-- INFORMATION PROVIDED --
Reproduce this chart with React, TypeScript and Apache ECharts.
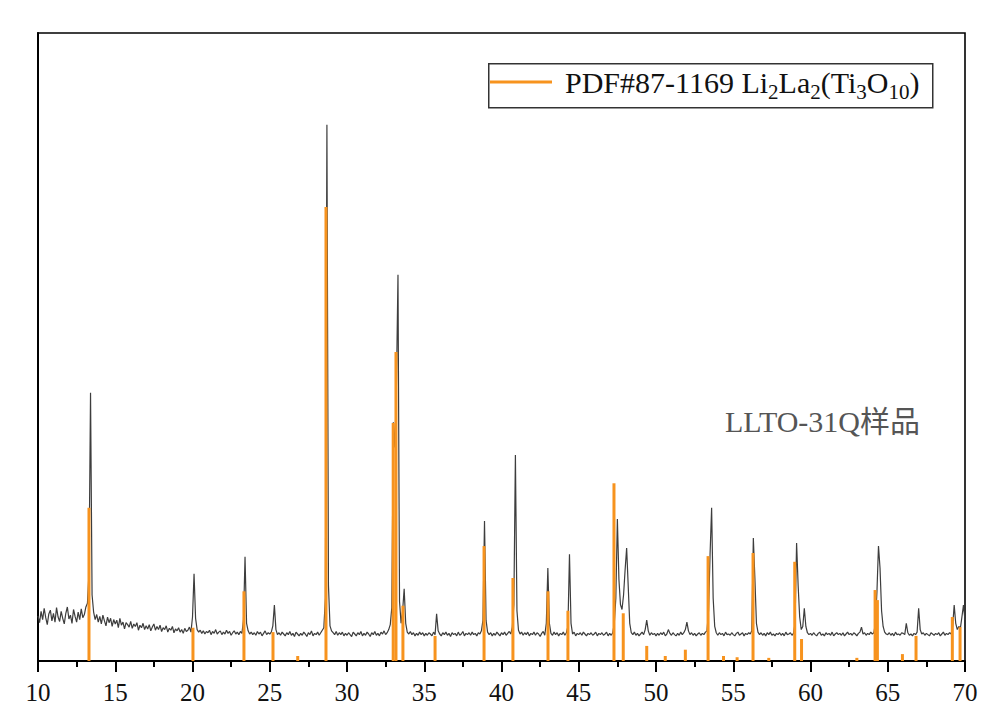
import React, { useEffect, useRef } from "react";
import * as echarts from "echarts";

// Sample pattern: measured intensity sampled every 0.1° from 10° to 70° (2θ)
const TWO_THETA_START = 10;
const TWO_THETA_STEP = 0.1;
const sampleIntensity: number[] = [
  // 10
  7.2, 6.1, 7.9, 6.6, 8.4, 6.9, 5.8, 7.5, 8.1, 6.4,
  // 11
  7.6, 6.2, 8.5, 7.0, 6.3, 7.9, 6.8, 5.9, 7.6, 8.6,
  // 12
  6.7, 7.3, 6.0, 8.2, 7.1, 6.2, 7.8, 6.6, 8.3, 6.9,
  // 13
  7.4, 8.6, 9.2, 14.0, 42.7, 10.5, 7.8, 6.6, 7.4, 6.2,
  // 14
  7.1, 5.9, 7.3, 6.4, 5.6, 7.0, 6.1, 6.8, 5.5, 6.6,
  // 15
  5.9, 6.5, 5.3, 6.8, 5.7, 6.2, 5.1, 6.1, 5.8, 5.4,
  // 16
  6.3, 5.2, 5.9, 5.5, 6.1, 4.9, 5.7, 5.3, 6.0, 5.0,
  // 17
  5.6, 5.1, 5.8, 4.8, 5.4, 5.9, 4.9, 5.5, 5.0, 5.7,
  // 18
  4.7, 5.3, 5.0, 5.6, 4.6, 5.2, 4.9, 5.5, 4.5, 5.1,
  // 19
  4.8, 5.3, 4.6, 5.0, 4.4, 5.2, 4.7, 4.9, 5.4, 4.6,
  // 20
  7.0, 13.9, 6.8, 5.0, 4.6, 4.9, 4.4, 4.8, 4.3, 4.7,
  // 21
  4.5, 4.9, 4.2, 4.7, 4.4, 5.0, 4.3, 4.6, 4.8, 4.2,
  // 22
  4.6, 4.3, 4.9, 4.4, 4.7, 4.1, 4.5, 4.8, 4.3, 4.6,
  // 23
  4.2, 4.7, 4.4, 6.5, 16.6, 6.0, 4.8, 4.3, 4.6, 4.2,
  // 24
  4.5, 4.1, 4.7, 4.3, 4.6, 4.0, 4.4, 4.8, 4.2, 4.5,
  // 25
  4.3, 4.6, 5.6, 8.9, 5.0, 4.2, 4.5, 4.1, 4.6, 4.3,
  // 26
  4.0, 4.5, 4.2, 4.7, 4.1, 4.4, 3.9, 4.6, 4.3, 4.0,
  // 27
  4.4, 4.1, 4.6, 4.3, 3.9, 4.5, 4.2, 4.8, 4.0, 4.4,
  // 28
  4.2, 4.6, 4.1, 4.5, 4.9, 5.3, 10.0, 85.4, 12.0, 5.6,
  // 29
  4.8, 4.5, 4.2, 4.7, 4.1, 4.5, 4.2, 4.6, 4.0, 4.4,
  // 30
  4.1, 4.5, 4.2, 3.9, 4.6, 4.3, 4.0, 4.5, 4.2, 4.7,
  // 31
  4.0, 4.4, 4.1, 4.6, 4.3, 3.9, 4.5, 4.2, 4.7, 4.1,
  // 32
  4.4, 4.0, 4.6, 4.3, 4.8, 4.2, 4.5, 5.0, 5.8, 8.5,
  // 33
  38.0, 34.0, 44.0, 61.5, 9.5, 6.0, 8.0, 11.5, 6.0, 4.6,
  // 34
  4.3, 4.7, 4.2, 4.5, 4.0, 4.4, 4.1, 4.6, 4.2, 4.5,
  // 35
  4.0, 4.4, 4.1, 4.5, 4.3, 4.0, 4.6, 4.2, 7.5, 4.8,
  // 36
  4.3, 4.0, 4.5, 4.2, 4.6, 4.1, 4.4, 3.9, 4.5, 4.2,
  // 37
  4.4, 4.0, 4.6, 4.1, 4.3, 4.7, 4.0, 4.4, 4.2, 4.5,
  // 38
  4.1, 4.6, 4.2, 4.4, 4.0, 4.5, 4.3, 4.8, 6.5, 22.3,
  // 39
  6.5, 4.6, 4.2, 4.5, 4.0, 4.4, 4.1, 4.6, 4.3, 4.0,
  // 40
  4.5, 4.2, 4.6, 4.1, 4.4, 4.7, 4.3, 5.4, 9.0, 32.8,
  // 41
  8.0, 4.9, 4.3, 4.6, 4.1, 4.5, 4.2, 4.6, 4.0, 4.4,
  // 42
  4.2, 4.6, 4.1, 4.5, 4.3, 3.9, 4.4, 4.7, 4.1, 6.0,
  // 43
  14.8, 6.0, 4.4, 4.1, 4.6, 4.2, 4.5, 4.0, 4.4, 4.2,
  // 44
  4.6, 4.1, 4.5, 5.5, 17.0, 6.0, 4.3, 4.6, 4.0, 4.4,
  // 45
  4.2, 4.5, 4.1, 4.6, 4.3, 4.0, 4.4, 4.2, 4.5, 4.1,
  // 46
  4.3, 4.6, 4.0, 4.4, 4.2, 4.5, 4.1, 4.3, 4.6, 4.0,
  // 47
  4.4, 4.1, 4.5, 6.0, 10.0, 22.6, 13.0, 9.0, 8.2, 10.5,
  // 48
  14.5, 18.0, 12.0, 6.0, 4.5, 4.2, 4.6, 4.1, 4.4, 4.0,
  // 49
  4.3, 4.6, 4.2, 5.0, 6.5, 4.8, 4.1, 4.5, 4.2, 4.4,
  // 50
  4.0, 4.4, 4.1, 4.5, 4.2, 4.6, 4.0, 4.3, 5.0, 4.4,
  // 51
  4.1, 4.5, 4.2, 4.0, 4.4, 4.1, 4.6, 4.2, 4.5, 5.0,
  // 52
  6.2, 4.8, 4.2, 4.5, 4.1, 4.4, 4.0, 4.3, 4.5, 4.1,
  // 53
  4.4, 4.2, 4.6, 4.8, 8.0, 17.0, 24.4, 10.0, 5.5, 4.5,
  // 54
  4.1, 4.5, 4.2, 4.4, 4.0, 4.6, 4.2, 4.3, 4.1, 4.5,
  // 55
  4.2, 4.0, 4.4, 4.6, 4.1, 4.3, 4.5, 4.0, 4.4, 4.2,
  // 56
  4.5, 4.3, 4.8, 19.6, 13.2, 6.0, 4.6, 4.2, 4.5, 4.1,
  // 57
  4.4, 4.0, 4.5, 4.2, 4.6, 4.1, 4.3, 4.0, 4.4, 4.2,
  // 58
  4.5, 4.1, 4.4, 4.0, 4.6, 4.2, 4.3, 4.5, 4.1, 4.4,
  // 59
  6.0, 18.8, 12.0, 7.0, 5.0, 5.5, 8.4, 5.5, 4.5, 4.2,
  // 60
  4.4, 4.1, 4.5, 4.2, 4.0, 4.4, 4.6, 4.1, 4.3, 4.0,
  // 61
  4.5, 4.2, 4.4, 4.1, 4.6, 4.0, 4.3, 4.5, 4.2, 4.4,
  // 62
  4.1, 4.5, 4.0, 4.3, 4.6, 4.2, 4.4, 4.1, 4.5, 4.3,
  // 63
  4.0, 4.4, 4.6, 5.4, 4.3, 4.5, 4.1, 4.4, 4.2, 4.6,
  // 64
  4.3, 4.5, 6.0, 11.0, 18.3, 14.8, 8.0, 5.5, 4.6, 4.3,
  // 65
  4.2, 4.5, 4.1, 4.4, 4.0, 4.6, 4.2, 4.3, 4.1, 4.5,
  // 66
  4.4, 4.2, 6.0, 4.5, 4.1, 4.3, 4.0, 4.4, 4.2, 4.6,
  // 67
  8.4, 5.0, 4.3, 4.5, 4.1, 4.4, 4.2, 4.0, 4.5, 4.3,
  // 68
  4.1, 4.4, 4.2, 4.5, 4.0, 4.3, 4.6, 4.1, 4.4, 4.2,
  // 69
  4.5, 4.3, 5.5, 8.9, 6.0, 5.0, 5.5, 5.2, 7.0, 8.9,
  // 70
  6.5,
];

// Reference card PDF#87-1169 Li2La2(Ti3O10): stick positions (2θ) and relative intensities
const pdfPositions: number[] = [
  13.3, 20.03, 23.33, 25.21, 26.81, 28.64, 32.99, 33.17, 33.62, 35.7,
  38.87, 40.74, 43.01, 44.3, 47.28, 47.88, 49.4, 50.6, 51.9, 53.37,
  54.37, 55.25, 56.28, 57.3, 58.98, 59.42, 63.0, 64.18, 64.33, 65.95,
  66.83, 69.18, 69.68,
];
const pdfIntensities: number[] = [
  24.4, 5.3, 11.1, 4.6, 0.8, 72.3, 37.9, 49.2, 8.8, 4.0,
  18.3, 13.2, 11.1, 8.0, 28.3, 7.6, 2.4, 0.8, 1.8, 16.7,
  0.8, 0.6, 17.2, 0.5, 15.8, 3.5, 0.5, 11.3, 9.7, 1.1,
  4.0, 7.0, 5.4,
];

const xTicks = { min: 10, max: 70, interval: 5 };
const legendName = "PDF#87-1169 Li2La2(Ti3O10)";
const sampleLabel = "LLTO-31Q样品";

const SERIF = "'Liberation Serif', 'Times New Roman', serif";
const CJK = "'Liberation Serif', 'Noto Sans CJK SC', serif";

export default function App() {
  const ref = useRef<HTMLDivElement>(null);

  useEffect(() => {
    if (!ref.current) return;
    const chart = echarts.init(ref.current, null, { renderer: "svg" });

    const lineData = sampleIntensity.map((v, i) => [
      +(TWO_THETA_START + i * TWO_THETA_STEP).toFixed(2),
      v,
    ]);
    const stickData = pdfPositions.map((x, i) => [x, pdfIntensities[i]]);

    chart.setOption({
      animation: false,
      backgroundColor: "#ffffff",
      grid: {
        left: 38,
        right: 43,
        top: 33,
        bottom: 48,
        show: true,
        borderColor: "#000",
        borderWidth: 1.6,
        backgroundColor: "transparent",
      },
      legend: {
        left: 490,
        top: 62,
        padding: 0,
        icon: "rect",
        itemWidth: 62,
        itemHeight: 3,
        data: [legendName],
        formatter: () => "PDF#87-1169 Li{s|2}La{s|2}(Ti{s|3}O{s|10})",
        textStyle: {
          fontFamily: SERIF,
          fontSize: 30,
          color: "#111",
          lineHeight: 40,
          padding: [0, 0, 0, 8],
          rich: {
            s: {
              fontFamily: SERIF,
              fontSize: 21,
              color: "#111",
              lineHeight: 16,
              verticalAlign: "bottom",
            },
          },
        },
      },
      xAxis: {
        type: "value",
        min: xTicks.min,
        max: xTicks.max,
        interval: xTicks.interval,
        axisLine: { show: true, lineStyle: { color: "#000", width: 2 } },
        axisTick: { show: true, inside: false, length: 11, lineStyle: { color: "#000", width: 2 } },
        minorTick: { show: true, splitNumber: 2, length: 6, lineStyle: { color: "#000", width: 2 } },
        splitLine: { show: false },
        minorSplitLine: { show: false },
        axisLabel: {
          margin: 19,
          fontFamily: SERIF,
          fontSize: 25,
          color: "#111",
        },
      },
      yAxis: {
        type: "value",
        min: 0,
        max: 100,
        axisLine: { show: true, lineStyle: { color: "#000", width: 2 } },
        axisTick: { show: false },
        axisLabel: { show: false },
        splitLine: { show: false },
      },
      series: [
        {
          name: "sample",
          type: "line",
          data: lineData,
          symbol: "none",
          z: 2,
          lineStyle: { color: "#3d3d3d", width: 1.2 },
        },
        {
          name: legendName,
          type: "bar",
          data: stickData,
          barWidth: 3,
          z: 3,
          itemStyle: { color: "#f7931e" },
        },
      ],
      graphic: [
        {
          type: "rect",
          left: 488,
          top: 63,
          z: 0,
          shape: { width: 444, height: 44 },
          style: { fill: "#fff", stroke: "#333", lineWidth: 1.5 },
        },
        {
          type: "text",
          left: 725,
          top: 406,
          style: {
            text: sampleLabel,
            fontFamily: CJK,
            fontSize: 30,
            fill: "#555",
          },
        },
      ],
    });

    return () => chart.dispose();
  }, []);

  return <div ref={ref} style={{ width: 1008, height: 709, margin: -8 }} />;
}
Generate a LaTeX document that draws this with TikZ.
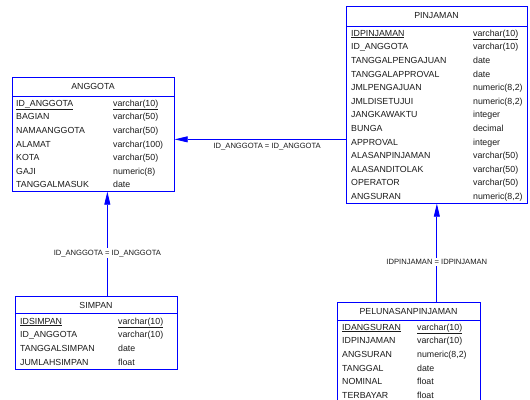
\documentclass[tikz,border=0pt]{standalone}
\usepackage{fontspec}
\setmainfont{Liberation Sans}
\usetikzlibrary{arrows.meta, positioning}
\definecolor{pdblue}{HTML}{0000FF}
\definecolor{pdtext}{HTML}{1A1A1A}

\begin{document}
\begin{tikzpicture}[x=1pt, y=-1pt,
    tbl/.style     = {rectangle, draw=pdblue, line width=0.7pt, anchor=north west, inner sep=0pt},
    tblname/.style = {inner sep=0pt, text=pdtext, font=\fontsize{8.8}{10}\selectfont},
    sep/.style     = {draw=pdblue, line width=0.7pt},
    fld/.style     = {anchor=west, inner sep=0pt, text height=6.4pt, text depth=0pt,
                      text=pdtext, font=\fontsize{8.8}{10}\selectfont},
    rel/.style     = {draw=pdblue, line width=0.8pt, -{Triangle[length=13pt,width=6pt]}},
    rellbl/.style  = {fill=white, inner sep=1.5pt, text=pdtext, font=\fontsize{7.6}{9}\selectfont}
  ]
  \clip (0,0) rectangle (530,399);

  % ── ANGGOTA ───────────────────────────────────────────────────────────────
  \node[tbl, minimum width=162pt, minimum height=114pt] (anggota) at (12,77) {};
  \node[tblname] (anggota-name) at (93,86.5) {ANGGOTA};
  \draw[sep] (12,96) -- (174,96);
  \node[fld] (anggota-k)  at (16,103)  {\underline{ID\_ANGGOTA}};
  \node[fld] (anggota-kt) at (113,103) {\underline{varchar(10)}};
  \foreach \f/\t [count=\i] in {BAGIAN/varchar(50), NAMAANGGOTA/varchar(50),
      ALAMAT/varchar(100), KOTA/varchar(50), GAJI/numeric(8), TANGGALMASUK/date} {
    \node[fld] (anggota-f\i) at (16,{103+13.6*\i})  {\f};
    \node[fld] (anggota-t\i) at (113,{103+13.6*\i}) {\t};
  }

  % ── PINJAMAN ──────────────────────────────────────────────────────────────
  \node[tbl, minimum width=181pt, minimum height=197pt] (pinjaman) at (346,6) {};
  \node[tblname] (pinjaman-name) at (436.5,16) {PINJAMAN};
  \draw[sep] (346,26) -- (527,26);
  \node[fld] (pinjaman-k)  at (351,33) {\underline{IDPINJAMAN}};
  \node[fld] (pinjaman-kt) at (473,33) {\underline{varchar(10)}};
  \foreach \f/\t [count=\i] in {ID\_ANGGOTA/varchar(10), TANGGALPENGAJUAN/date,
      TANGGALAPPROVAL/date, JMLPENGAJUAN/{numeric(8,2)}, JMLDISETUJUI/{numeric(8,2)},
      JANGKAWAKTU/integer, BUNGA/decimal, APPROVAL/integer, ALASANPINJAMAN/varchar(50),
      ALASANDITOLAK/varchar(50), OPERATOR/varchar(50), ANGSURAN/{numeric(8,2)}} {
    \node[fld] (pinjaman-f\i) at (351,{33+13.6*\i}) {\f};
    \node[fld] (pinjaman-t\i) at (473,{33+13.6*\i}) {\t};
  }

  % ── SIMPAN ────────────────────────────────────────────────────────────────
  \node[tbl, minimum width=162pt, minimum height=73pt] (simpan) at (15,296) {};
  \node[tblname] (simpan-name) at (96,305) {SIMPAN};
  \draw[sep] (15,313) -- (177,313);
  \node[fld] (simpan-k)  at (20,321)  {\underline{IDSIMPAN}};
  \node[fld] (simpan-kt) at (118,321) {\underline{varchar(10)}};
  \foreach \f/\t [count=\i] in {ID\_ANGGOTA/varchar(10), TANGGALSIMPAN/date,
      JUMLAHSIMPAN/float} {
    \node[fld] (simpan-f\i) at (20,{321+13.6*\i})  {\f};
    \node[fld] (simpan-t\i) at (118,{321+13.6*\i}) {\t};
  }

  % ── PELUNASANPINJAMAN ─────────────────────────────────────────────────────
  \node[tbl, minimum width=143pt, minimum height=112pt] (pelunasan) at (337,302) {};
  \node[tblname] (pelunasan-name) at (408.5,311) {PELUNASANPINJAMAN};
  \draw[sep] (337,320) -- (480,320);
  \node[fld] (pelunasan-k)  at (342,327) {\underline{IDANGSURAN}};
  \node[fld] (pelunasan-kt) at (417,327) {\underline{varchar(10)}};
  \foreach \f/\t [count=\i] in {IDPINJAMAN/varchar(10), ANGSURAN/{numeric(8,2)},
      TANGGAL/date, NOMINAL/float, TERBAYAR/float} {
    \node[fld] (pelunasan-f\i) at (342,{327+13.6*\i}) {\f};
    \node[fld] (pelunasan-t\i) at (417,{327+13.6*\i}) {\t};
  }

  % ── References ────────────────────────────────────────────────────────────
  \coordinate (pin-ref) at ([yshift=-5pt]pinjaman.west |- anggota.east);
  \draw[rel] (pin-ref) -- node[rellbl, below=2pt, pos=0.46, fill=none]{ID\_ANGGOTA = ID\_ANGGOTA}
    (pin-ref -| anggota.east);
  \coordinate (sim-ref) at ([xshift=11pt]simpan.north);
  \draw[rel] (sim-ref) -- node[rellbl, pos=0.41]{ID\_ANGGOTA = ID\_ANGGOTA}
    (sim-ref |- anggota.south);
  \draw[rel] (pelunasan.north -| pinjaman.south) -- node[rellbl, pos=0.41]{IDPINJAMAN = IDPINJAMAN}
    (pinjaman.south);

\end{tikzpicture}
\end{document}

-- WHAT IS BEING ASKED --
Check every line for "this" and show the ones that have it.

-- REPLY TO THE TASK --
Reproduce this chart with React, TypeScript and Apache ECharts.
Generate a LaTeX document that draws this with TikZ.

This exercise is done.